## [What needs to be done]
Examine the records and identify each line that includes the string "with". Copy those lines.

___ Exercise input ___

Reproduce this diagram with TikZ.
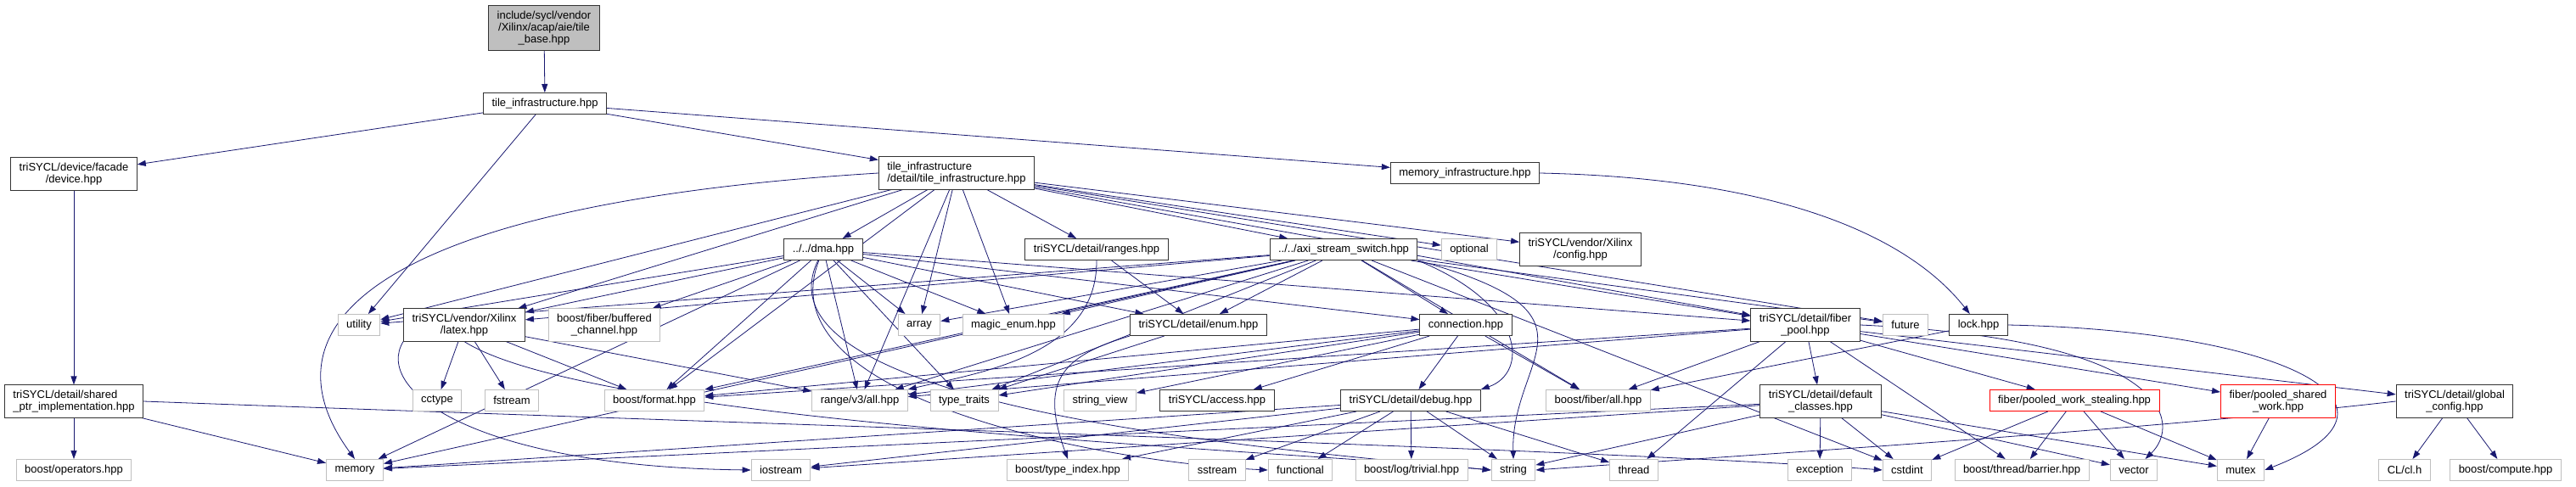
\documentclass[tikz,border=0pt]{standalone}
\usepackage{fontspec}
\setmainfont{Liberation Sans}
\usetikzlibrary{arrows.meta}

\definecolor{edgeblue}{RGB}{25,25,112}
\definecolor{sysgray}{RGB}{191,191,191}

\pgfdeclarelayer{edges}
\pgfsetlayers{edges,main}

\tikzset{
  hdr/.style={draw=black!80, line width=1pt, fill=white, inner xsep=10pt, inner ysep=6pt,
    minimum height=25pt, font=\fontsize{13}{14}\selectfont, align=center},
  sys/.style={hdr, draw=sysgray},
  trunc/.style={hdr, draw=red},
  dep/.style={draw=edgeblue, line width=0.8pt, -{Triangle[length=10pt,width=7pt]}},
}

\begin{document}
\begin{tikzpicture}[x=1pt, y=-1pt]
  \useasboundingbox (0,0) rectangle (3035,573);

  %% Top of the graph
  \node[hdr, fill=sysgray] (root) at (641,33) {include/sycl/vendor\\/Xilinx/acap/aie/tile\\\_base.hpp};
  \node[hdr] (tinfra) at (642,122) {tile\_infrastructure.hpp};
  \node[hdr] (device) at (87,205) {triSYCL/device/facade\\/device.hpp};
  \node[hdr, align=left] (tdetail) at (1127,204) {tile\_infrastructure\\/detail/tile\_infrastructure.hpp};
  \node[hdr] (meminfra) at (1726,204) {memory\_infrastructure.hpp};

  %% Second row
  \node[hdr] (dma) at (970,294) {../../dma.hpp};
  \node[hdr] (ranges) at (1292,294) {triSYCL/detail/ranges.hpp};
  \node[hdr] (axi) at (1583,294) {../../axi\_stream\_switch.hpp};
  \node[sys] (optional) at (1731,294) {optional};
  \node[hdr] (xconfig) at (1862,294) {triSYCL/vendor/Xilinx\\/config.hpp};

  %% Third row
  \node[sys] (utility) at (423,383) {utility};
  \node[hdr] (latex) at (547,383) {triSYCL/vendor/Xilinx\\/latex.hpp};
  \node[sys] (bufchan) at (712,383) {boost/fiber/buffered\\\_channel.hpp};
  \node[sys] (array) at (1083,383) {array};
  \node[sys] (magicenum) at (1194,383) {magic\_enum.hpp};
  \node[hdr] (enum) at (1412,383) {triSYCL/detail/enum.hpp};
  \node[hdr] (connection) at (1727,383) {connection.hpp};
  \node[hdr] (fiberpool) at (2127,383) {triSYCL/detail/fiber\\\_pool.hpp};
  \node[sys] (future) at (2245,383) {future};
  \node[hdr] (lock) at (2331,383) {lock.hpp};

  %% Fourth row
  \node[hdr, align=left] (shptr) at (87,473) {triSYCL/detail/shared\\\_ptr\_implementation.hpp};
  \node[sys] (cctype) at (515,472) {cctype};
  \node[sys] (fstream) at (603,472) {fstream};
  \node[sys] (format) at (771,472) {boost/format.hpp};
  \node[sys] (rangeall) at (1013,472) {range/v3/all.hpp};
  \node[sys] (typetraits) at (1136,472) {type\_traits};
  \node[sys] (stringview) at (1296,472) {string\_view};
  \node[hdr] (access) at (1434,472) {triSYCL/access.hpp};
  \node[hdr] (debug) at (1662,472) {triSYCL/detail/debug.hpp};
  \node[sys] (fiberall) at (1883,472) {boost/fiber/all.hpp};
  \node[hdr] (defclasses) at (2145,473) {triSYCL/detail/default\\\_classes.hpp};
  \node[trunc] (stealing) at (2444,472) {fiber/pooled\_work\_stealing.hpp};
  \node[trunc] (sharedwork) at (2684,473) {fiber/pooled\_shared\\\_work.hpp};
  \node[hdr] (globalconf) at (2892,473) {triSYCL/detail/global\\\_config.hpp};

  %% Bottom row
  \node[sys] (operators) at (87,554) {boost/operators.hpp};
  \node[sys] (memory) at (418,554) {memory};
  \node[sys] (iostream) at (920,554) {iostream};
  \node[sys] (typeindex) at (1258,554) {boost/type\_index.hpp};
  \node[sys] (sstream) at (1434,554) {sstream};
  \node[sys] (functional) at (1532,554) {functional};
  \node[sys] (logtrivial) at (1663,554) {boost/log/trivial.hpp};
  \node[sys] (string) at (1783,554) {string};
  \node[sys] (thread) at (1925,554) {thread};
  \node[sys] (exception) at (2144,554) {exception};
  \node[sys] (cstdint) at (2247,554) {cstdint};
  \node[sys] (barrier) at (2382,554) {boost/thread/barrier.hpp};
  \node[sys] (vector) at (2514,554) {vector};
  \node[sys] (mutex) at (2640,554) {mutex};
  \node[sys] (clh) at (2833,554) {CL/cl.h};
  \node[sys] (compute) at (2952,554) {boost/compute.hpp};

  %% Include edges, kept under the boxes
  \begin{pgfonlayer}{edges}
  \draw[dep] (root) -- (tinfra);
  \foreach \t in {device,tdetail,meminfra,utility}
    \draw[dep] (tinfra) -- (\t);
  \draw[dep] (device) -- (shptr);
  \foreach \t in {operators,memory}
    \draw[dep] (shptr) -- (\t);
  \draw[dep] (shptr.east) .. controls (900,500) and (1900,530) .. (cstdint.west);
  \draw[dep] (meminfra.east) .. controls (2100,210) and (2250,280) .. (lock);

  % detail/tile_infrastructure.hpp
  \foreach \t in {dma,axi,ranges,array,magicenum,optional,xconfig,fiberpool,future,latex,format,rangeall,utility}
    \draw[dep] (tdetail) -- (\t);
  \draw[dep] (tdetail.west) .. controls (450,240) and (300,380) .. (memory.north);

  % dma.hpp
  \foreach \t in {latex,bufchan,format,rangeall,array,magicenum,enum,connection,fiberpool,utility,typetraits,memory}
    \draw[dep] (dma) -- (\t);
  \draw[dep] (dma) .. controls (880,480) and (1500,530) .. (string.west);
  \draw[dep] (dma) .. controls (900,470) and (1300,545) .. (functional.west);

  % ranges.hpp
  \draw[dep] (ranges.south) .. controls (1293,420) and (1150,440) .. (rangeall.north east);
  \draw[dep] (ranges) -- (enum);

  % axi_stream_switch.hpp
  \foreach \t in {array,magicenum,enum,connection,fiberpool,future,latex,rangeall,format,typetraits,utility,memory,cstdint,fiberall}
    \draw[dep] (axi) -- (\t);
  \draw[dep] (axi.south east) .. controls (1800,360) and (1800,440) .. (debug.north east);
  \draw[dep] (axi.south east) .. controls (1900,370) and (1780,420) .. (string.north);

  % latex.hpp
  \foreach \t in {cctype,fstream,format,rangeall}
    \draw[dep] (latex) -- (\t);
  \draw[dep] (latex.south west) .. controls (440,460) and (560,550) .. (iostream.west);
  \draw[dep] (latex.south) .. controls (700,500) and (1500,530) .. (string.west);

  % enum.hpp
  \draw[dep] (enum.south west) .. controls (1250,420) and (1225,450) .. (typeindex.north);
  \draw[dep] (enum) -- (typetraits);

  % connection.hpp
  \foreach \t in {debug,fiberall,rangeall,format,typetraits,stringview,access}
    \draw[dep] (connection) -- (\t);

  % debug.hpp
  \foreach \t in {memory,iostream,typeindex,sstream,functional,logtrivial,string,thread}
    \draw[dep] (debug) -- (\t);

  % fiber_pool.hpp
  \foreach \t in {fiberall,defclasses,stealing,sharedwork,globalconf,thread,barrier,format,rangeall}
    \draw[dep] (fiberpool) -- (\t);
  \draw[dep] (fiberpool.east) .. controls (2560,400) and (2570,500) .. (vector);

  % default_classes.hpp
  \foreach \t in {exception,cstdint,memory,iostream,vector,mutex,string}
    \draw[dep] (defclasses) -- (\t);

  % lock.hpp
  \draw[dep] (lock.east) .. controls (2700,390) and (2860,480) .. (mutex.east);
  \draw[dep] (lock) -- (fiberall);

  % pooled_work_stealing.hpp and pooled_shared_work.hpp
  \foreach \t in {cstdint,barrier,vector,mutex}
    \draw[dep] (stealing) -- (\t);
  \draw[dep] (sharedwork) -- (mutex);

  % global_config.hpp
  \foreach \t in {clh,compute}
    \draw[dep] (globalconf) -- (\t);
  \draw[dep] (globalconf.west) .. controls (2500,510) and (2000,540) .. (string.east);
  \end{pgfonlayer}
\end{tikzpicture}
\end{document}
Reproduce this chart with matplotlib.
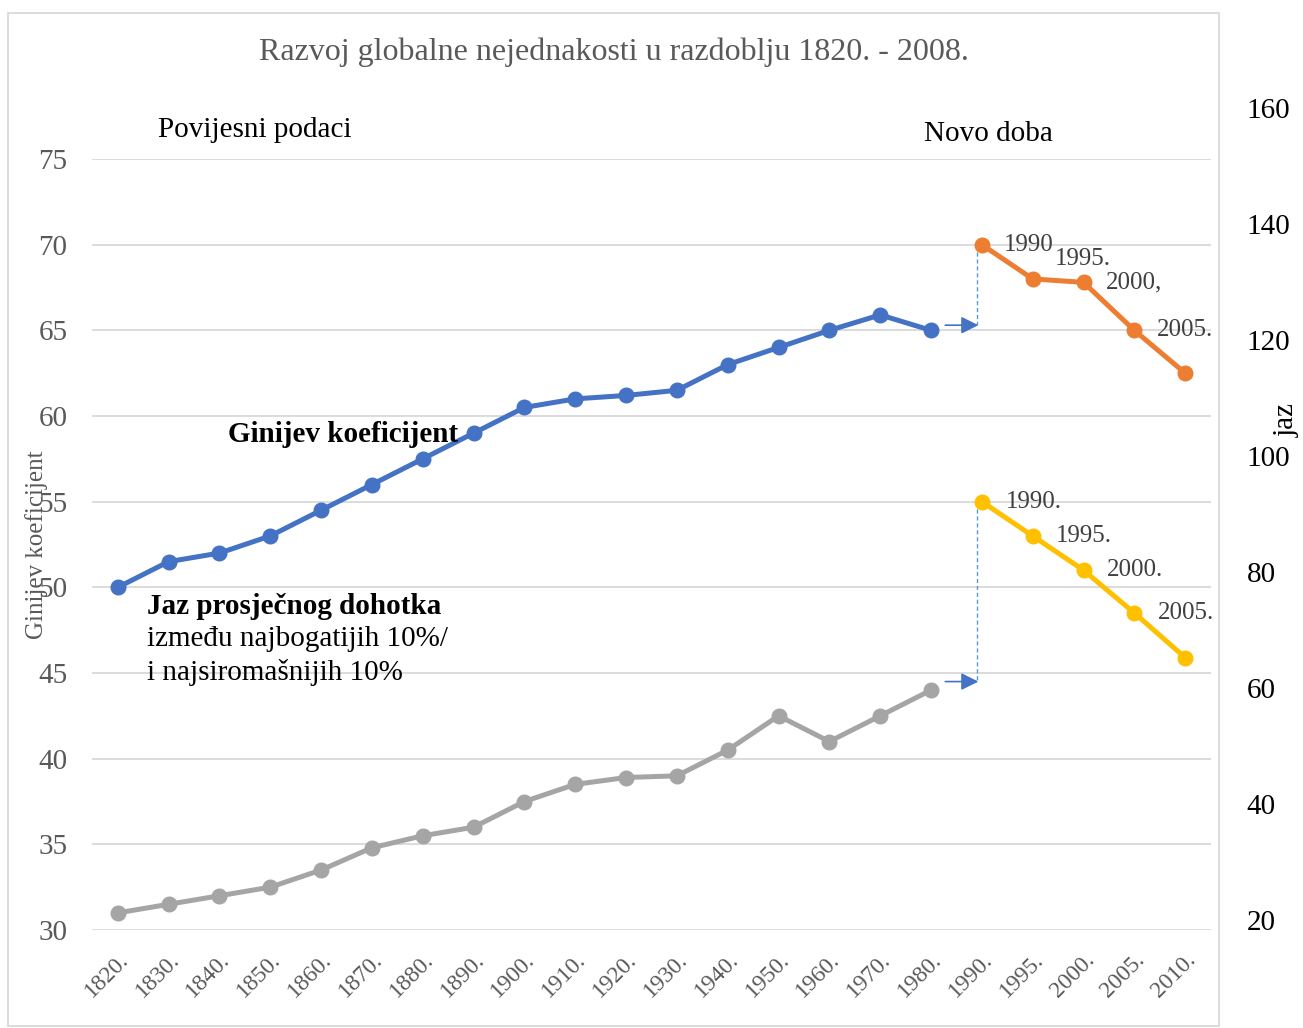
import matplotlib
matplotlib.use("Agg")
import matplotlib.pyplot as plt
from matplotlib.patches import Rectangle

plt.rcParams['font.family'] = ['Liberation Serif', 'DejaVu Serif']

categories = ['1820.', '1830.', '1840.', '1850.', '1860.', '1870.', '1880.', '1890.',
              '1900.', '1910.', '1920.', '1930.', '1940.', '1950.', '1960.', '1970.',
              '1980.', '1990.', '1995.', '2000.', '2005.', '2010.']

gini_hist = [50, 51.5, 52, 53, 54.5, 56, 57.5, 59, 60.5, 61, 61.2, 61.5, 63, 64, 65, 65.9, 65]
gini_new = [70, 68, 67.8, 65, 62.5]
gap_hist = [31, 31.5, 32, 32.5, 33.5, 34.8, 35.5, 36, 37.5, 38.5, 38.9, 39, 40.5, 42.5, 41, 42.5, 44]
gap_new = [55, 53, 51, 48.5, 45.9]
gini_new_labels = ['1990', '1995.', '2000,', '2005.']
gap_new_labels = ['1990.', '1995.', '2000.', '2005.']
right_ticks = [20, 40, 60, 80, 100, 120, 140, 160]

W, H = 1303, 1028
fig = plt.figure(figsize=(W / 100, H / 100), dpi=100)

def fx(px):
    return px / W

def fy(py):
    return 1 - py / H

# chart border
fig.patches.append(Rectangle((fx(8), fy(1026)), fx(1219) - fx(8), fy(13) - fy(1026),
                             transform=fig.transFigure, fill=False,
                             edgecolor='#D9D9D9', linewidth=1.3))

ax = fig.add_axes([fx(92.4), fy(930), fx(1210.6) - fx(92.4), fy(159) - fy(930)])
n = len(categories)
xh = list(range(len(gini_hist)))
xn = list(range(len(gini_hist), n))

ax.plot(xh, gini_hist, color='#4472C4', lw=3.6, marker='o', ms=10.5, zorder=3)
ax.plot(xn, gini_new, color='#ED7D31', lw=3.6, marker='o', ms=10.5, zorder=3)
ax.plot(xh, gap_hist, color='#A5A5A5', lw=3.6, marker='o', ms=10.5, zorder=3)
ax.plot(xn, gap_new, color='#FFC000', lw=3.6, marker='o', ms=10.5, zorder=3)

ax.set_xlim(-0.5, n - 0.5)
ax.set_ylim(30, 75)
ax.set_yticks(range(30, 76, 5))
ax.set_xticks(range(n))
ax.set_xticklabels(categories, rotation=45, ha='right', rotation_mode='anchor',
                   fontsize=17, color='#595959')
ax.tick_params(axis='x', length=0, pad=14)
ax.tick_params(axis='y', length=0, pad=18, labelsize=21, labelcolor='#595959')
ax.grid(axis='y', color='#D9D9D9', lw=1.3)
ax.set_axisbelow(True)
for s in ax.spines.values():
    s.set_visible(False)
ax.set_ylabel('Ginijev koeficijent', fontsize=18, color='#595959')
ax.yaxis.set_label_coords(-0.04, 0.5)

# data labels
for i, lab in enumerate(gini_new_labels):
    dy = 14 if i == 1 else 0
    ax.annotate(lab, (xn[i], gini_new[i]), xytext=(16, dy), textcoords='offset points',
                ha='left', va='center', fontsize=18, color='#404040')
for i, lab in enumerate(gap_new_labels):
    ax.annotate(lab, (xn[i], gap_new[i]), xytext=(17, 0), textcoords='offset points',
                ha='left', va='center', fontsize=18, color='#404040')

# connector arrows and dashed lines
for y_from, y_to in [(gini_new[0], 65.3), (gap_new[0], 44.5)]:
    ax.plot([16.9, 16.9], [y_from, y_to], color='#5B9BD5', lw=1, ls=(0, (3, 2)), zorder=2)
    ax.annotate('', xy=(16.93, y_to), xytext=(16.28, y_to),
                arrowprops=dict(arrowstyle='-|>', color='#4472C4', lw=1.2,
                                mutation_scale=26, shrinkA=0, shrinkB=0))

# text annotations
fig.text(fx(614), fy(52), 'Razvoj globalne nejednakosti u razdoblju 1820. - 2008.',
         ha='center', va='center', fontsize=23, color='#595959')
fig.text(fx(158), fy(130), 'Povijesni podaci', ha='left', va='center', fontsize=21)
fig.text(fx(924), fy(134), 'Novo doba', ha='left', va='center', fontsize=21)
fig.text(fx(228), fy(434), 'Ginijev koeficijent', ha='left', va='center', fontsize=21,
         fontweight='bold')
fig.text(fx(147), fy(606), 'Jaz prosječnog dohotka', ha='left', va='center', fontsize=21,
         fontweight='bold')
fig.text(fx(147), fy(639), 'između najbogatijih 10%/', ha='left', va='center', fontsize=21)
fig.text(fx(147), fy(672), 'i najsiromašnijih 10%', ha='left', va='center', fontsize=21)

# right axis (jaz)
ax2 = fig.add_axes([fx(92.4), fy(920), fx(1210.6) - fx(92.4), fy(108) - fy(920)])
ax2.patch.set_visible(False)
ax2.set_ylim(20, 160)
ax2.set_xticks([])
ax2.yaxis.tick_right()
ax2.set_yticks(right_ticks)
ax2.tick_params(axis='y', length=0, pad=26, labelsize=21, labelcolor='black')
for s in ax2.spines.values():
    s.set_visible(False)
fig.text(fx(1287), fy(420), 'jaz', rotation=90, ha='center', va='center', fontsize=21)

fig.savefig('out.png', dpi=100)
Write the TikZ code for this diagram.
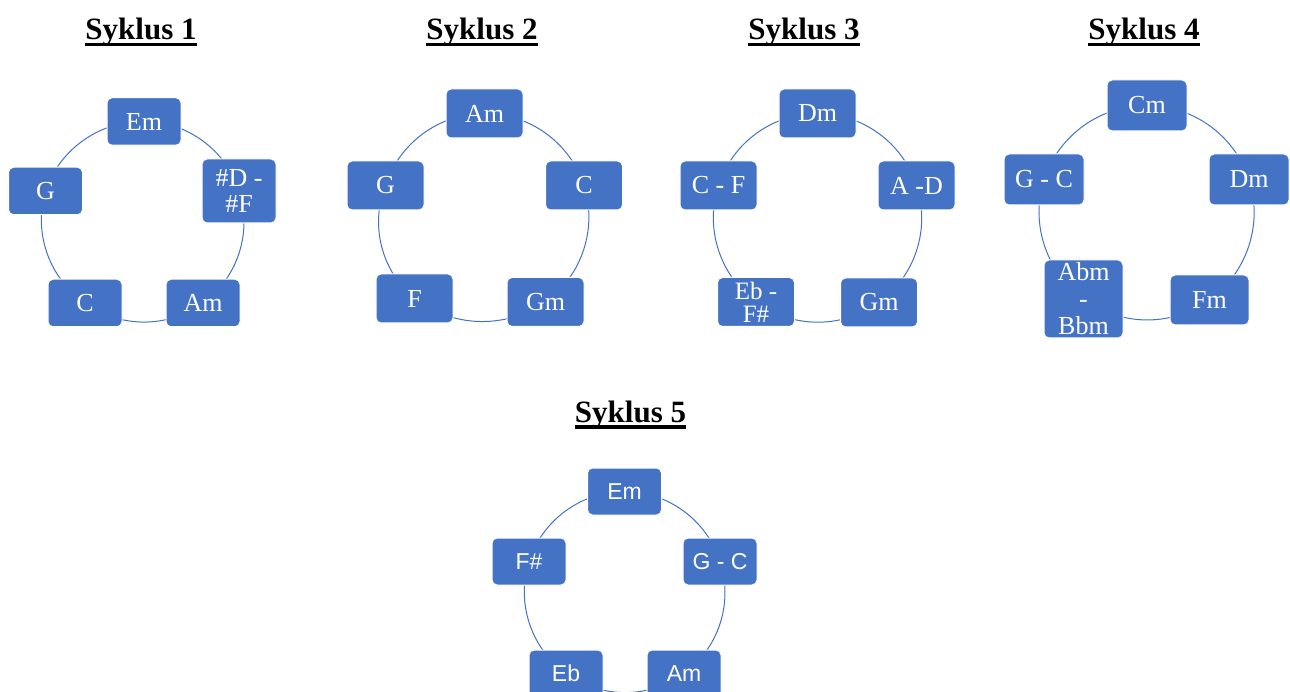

___

## [Complete response]
Reproduce this diagram with TikZ.
Reproduce this chart with matplotlib.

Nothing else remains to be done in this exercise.